The terrible thing is that the last time my body actually was on a diving board and I did make myself do a spring dive, it was actually sort of problematic. I mean, sure, there was the rush of fear and bravado during the prefatory springy steps, the jump, the upheaval of legs and torso, feet and head, the exhilarating plunge into the surprisingly cold hard water, but then I went so deep so fast, my ears beginning to hurt quite a bit, my stomach too, that I really wondered if it was such a great experience after all.

So, maybe, what I need to do first is look for another metaphor.

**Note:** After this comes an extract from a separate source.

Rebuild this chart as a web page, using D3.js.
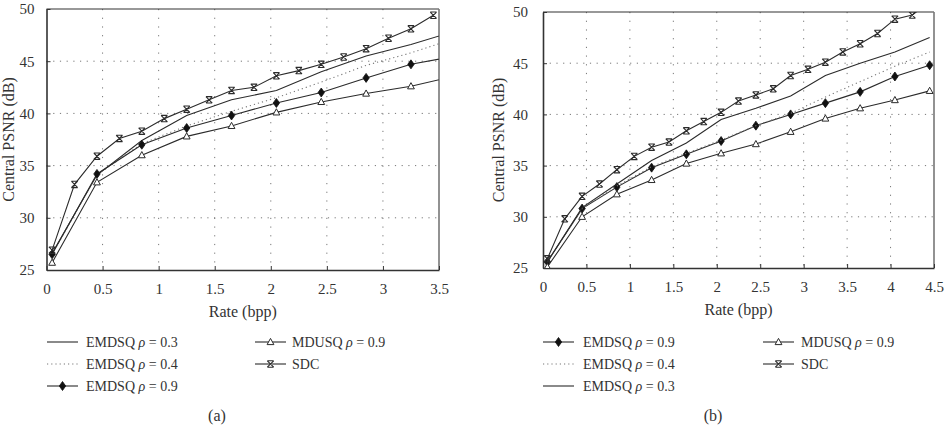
<!DOCTYPE html>
<html>
<head>
<meta charset="utf-8">
<script src="https://cdn.jsdelivr.net/npm/d3@7"></script>
<style>
  body { margin: 0; background: #fff; }
  svg text { font-family: "Liberation Serif", "DejaVu Serif", serif; fill: #333; }
</style>
</head>
<body>
<svg id="chart" width="949" height="430"></svg>
<script>
// ---- panel (a) ----
const rateSdcA = [0.05, 0.25, 0.45, 0.65, 0.85, 1.05, 1.25, 1.45, 1.65, 1.85, 2.05, 2.25, 2.45, 2.65, 2.85, 3.05, 3.25, 3.45];
const sdcA = [26.9, 33.2, 35.9, 37.6, 38.3, 39.5, 40.4, 41.3, 42.2, 42.5, 43.6, 44.1, 44.7, 45.4, 46.2, 47.2, 48.1, 49.4];
const rateA = [0.05, 0.45, 0.85, 1.25, 1.65, 2.05, 2.45, 2.85, 3.25, 3.65];
const emdsq03A = [26.6, 34.1, 37.4, 39.8, 41.3, 42.2, 44.0, 45.5, 46.6, 47.9];
const emdsq04A = [26.5, 34.1, 37.1, 38.8, 40.2, 41.5, 43.0, 44.6, 45.8, 47.2];
const emdsq09A = [26.5, 34.2, 37.0, 38.6, 39.8, 41.0, 42.0, 43.4, 44.7, 45.5];
const mdusqA = [25.7, 33.4, 36.0, 37.8, 38.8, 40.1, 41.1, 41.9, 42.6, 43.6];
const xTicksA = [0, 0.5, 1, 1.5, 2, 2.5, 3, 3.5];

// ---- panel (b) ----
const rateSdcB = [0.05, 0.25, 0.45, 0.65, 0.85, 1.05, 1.25, 1.45, 1.65, 1.85, 2.05, 2.25, 2.45, 2.65, 2.85, 3.05, 3.25, 3.45, 3.65, 3.85, 4.05, 4.25, 4.45];
const sdcB = [25.9, 29.8, 32.0, 33.2, 34.6, 35.9, 36.8, 37.3, 38.4, 39.3, 40.2, 41.3, 41.9, 42.5, 43.8, 44.4, 45.1, 46.1, 46.9, 47.9, 49.3, 49.7, 51.0];
const rateB = [0.05, 0.45, 0.85, 1.25, 1.65, 2.05, 2.45, 2.85, 3.25, 3.65, 4.05, 4.45];
const emdsq09B = [25.6, 30.8, 32.9, 34.8, 36.1, 37.4, 38.9, 40.0, 41.1, 42.2, 43.7, 44.8];
const emdsq04B = [25.6, 30.8, 33.0, 34.9, 36.2, 37.5, 38.9, 40.1, 41.7, 43.2, 44.7, 46.1];
const emdsq03B = [25.6, 30.9, 33.2, 35.5, 37.2, 39.5, 40.6, 41.8, 43.8, 45.0, 46.1, 47.5];
const mdusqB = [25.1, 30.0, 32.2, 33.6, 35.2, 36.2, 37.1, 38.3, 39.6, 40.6, 41.4, 42.3];
const xTicksB = [0, 0.5, 1, 1.5, 2, 2.5, 3, 3.5, 4, 4.5];

const yTicks = [25, 30, 35, 40, 45, 50];
const lineColor = '#2b2b2b';

const svg = d3.select('#chart');

function markerPath(type) {
  if (type === 'diamond') return 'M0,-4.5L3.2,0L0,4.5L-3.2,0Z';
  if (type === 'triangle') return 'M0,-3.6L3.4,2.6L-3.4,2.6Z';
  if (type === 'sdc') return 'M-3.2,-3.2L3.2,3.2M3.2,-3.2L-3.2,3.2M-3.2,-3.2L3.2,-3.2M-3.2,3.2L3.2,3.2';
  return null;
}

function drawMarker(g, type, x, y) {
  const p = g.append('path')
    .attr('d', markerPath(type))
    .attr('transform', `translate(${x},${y})`);
  if (type === 'diamond') p.attr('fill', '#111').attr('stroke', '#111').attr('stroke-width', 0.8);
  else if (type === 'triangle') p.attr('fill', '#fff').attr('stroke', lineColor).attr('stroke-width', 1);
  else p.attr('fill', 'none').attr('stroke', lineColor).attr('stroke-width', 1.1);
}

function labelText(sel, name, rho) {
  if (rho == null) { sel.text(name); return; }
  sel.append('tspan').text(name + ' ');
  sel.append('tspan').attr('font-style', 'italic').text('ρ');
  sel.append('tspan').text(' = ' + rho);
}

function drawPanel(cfg) {
  const { id, left, right, top, bottom, xMax, xTicks, yPad, labelX, series, legend, caption } = cfg;
  const x = d3.scaleLinear().domain([0, xMax]).range([left, right]);
  const y = d3.scaleLinear().domain([25, 50]).range([bottom, top]);
  const g = svg.append('g');

  g.append('clipPath').attr('id', 'clip-' + id)
    .append('rect').attr('x', left).attr('y', top).attr('width', right - left).attr('height', bottom - top);

  // grid
  g.append('g').selectAll('line').data(xTicks.slice(1, -1)).join('line')
    .attr('x1', (d) => x(d)).attr('x2', (d) => x(d))
    .attr('y1', top).attr('y2', bottom)
    .attr('stroke', '#777').attr('stroke-width', 1).attr('stroke-dasharray', '1.2,7.5');
  g.append('g').selectAll('line').data(yTicks.slice(1, -1)).join('line')
    .attr('x1', left).attr('x2', right)
    .attr('y1', (d) => y(d)).attr('y2', (d) => y(d))
    .attr('stroke', '#777').attr('stroke-width', 1).attr('stroke-dasharray', '1.2,5.5');

  // frame
  g.append('line').attr('x1', left).attr('x2', right).attr('y1', top).attr('y2', top)
    .attr('stroke', '#333').attr('stroke-width', 1.2);
  g.append('line').attr('x1', right).attr('x2', right).attr('y1', top).attr('y2', bottom)
    .attr('stroke', '#777').attr('stroke-width', 1.6);

  // axes
  const xAxis = g.append('g').attr('transform', `translate(0,${bottom})`)
    .call(d3.axisBottom(x).tickValues(xTicks).tickSizeInner(-4).tickSizeOuter(0).tickPadding(13)
      .tickFormat((d) => String(d)));
  const yAxis = g.append('g').attr('transform', `translate(${left},0)`)
    .call(d3.axisLeft(y).tickValues(yTicks).tickSizeInner(-4).tickSizeOuter(0).tickPadding(yPad));
  [xAxis, yAxis].forEach((a) => {
    a.select('.domain').attr('stroke', '#333').attr('stroke-width', 1.6);
    a.selectAll('.tick line').attr('stroke', '#333');
    a.selectAll('.tick text').attr('font-family', '"Liberation Serif", serif')
      .attr('font-size', 15).attr('fill', '#333');
  });

  g.append('text').attr('x', (left + right) / 2).attr('y', bottom + 47)
    .attr('text-anchor', 'middle').attr('font-size', 16).text('Rate (bpp)');
  g.append('text')
    .attr('transform', `translate(${labelX},${(top + bottom) / 2}) rotate(-90)`)
    .attr('text-anchor', 'middle').attr('font-size', 16).text('Central PSNR (dB)');

  // series
  const plot = g.append('g').attr('clip-path', `url(#clip-${id})`);
  const line = d3.line().x((d) => x(d[0])).y((d) => y(d[1]));
  series.forEach((s) => {
    const pts = s.rate.map((r, i) => [r, s.values[i]]);
    plot.append('path').datum(pts)
      .attr('d', line)
      .attr('fill', 'none')
      .attr('stroke', s.dotted ? '#777' : lineColor)
      .attr('stroke-width', 1.1)
      .attr('stroke-dasharray', s.dotted ? '1.2,3' : null);
    if (s.marker) pts.forEach((p) => drawMarker(plot, s.marker, x(p[0]), y(p[1])));
  });

  // legend
  legend.forEach((item) => {
    const s = series.find((d) => d.key === item.key);
    const lg = g.append('g').attr('transform', `translate(${item.x},${item.y})`);
    lg.append('line').attr('x1', 0).attr('x2', 31).attr('y1', 0).attr('y2', 0)
      .attr('stroke', s.dotted ? '#777' : lineColor).attr('stroke-width', 1.1)
      .attr('stroke-dasharray', s.dotted ? '1.2,3' : null);
    if (s.marker) drawMarker(lg, s.marker, 15.5, 0);
    labelText(lg.append('text').attr('x', item.tx).attr('y', 5).attr('font-size', 14), s.name, s.rho);
  });

  g.append('text').attr('x', caption.x).attr('y', caption.y)
    .attr('text-anchor', 'middle').attr('font-size', 16).text(caption.text);
}

drawPanel({
  id: 'a', left: 46.5, right: 439, top: 9, bottom: 270, xMax: 3.5, xTicks: xTicksA, yPad: 12, labelX: 14,
  series: [
    { key: 'e03', name: 'EMDSQ', rho: '0.3', rate: rateA, values: emdsq03A },
    { key: 'e04', name: 'EMDSQ', rho: '0.4', rate: rateA, values: emdsq04A, dotted: true },
    { key: 'e09', name: 'EMDSQ', rho: '0.9', rate: rateA, values: emdsq09A, marker: 'diamond' },
    { key: 'md', name: 'MDUSQ', rho: '0.9', rate: rateA, values: mdusqA, marker: 'triangle' },
    { key: 'sdc', name: 'SDC', rho: null, rate: rateSdcA, values: sdcA, marker: 'sdc' },
  ],
  legend: [
    { key: 'e03', x: 47, y: 342, tx: 39 },
    { key: 'e04', x: 47, y: 364, tx: 39 },
    { key: 'e09', x: 47, y: 386, tx: 39 },
    { key: 'md', x: 255, y: 342, tx: 37 },
    { key: 'sdc', x: 255, y: 364, tx: 37 },
  ],
  caption: { text: '(a)', x: 217, y: 421 },
});

drawPanel({
  id: 'b', left: 543, right: 934, top: 12, bottom: 268, xMax: 4.5, xTicks: xTicksB, yPad: 15, labelX: 504,
  series: [
    { key: 'e09', name: 'EMDSQ', rho: '0.9', rate: rateB, values: emdsq09B, marker: 'diamond' },
    { key: 'e04', name: 'EMDSQ', rho: '0.4', rate: rateB, values: emdsq04B, dotted: true },
    { key: 'e03', name: 'EMDSQ', rho: '0.3', rate: rateB, values: emdsq03B },
    { key: 'md', name: 'MDUSQ', rho: '0.9', rate: rateB, values: mdusqB, marker: 'triangle' },
    { key: 'sdc', name: 'SDC', rho: null, rate: rateSdcB, values: sdcB, marker: 'sdc' },
  ],
  legend: [
    { key: 'e09', x: 543, y: 342, tx: 40 },
    { key: 'e04', x: 543, y: 364, tx: 40 },
    { key: 'e03', x: 543, y: 386, tx: 40 },
    { key: 'md', x: 763, y: 342, tx: 38 },
    { key: 'sdc', x: 763, y: 364, tx: 38 },
  ],
  caption: { text: '(b)', x: 713, y: 421 },
});
</script>
</body>
</html>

Worrisome Sight Outside of Plane Window (Near Atlanta)

August 10, 2011

I flew in and out of Atlanta today and yesterday and was somewhat perturbed by the crowding of the space both inside, outside, and above, the Jackson Hartsfield Atlanta Airport.   And then there was this strange sight outside my plane window.  (Or maybe just in my head.)  (I really do recommend watching it full screen, if you’re going to watch it, as the creature was a bit too far for me to get a close view of his/her expression.)

Cartwheel With/By Elephant

August 4, 2011

Happy Friday!

(P.S. Hard to see this guy’s face without making big/full screen. Take care; have a lovely weekend.)

Frustration With Political Animation (Or lack thereof). Obama Ages In Office.

August 2, 2011

Below is an animation that I spent a long time trying to make this evening.  It really didn’t work out as intended, but since frustration on all sides seems part of the tone of the day, it seemed fitting to post anyway.

It is probably not such a good idea to make political cartoons when you are truly not a political person!   (Yes, I am very sympathetic to the President.  But I try to be sympathetic to individuals on many sides of the political spectrum.)

But I was especially struck today by how much the presidency has aged Obama (as it seems to age every president).  This week seems to have aged him particularly.

The funny looking Aladdin’s lamp in the video is supposed to be a tea pot, symbolizing you know what.

In the version that is easier to see, Obama’s hair color changes from black to a light grey.  Here I’m afraid that doesn’t really work.  What can I say–I’m learning.  So, I guess, are we all.

Hunkering Down Fluttering Fan Dark Kind of Day

July 30, 2011

It has been a hunkering down kind of day.  Blinds down to block out blinding (and blistering) sun.  Fan fluttering to create the illusion of free cool-dom.  Trying, in my case, to finally finally get a manuscript really finished. (Almost there!)

And hoping too to spread through osmosis, like prayer or meditation, some hunker-down, finally-get-it-done, no-stopping-till-you-do spirit; to send some all the way down to my hometown Washington, D.C.,  where obfuscation and overheated dogmatism still block a resolution to the debt crisis–so much fluttering–so many blinds!

So far, no good!

(PS – I should probably apologize for the video, but I really do love anything variegated, movement in stillness.  Granted, this is not quite sun on water, movement through stream, wind in the grasses.  What can I say?  I’m in NYC!)